Simplificar o sistema tributário é uma das medidas fundamentais para tornar mais competitivas as companhias que atuam no Brasil, repetem sempre os especialistas em tributação. Os assessores dos principais candidatos à Presidência têm mencionado o assunto e o apontam como prioridade, mas o País mostra uma incapacidade de avançar nessa direção, apesar de o tema ser amplamente conhecido há muitos anos.

Embora o problema mais urgente a ser resolvido na economia seja a situação fiscal, dada à trajetória de alta explosiva da dívida pública, é crucial que o próximo presidente adote uma agenda clara e bem definida para melhorar a eficiência. O crescimento sustentado a taxas mais elevadas depende da melhora da produtividade.

É preciso evitar regras que atrapalhem a vida do setor privado, como a complexidade do sistema tributário, ao mesmo tempo em que também é necessário deixar de proteger empresas ou setores ineficientes. Companhias que dependem de tarifas de importação elevadas e de crédito subsidiado para sobreviver prejudicam a produtividade média da economia, reduzindo a capacidade de crescer a taxas mais robustas. Uma abertura comercial mais agressiva, nesse cenário, é um ponto importante a ser perseguido nos próximos anos.

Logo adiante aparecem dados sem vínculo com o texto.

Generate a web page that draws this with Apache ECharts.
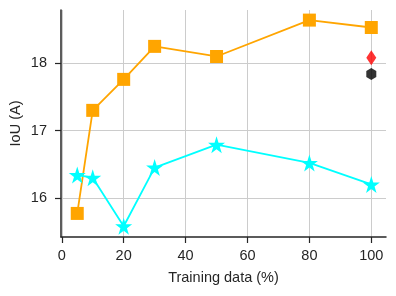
<!DOCTYPE html>
<html>
<head>
<meta charset="utf-8">
<script src="https://cdn.jsdelivr.net/npm/echarts@6/dist/echarts.min.js"></script>
<style>html,body{margin:0;padding:0;background:#fff;}#c{width:396px;height:296px;}</style>
</head>
<body>
<div id="c"></div>
<script>
const xValues = [5, 10, 20, 30, 50, 80, 100];
const orangeValues = [15.77, 17.30, 17.76, 18.25, 18.10, 18.64, 18.53];
const cyanValues = [16.34, 16.30, 15.58, 16.45, 16.79, 16.52, 16.20];
const redPoint = [[100, 18.08]];
const blackPoint = [[100, 17.84]];
const xTicks = [0, 20, 40, 60, 80, 100];
const yTicks = [16, 17, 18];

const starPath = 'path://M50,0 L61.2,34.5 L97.6,34.5 L68.2,55.9 L79.4,90.5 L50,69.1 L20.6,90.5 L31.8,55.9 L2.4,34.5 L38.8,34.5 Z';
const hexPath = 'path://M0,-1 L0.866,-0.5 L0.866,0.5 L0,1 L-0.866,0.5 L-0.866,-0.5 Z';

const axisColor = '#262626';
const font = 'Liberation Sans, Arial, sans-serif';
const fs = 14.5;

const chart = echarts.init(document.getElementById('c'), null, {renderer: 'canvas'});
chart.setOption({
  animation: false,
  backgroundColor: '#fff',
  grid: {left: 61, right: 10, top: 10, bottom: 59, containLabel: false, outerBoundsMode: 'none'},
  xAxis: {
    type: 'value', min: -0.25, max: 104.75,
    name: 'Training data (%)', nameLocation: 'middle', nameGap: 33, nameMoveOverlap: false,
    nameTextStyle: {color: axisColor, fontSize: fs, fontFamily: font},
    axisLine: {show: true, onZero: false, lineStyle: {color: axisColor, width: 1.5}},
    axisTick: {show: true, length: 6, lineStyle: {color: axisColor, width: 1.2}, customValues: xTicks},
    axisLabel: {color: axisColor, fontSize: fs, fontFamily: font, margin: 11, customValues: xTicks},
    splitLine: {show: true, lineStyle: {color: '#cccccc', width: 1}}
  },
  yAxis: {
    type: 'value', min: 15.42, max: 18.79,
    name: 'IoU (A)', nameLocation: 'middle', nameGap: 38, nameRotate: 90, nameMoveOverlap: false,
    nameTextStyle: {color: axisColor, fontSize: fs, fontFamily: font},
    axisLine: {show: true, onZero: false, lineStyle: {color: axisColor, width: 1.5}},
    axisTick: {show: true, length: 6, lineStyle: {color: axisColor, width: 1.2}, customValues: yTicks},
    axisLabel: {color: axisColor, fontSize: fs, fontFamily: font, margin: 14, customValues: yTicks},
    splitLine: {show: true, lineStyle: {color: '#cccccc', width: 1}}
  },
  series: [
    {
      type: 'line', data: xValues.map((x, i) => [x, orangeValues[i]]),
      symbol: 'rect', symbolSize: 13,
      lineStyle: {color: '#FFA500', width: 1.8},
      itemStyle: {color: '#FFA500'}, z: 3
    },
    {
      type: 'line', data: xValues.map((x, i) => [x, cyanValues[i]]),
      symbol: starPath, symbolSize: 17,
      lineStyle: {color: '#00FFFF', width: 1.8},
      itemStyle: {color: '#00FFFF'}, z: 3
    },
    {
      type: 'scatter', data: redPoint, symbol: 'diamond', symbolSize: [10, 15],
      itemStyle: {color: '#FF0000'}, z: 4
    },
    {
      type: 'scatter', data: blackPoint, symbol: hexPath, symbolSize: [10, 12],
      itemStyle: {color: '#000000'}, z: 4
    }
  ]
});
</script>
</body>
</html>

Outro fator que torna urgente a adoção de políticas para aumentar a eficiência da economia é o fim do bônus demográfico, como apontado em reportagem de Bruno Villas Bôas, publicada no Valor da semana passada. As novas projeções populacionais divulgadas pelo IBGE indicam que esse fenômeno terminou neste ano, uma vez que a população em idade ativa, de 15 a 64 anos, passou a crescer a um ritmo inferior ao da população total. Com isso, chegou ao fim à etapa mais propícia da estrutura etária do país ao crescimento.

O término do bônus demográfico é um motivo dos mais relevantes a mostrar que a produtividade precisa ser de fato tratada como prioridade, como defendem analistas como Pessôa e Fragelli. Sem isso, a tendência é que as taxas de expansão do PIB sejam ainda mais magras do que já foram nas últimas décadas.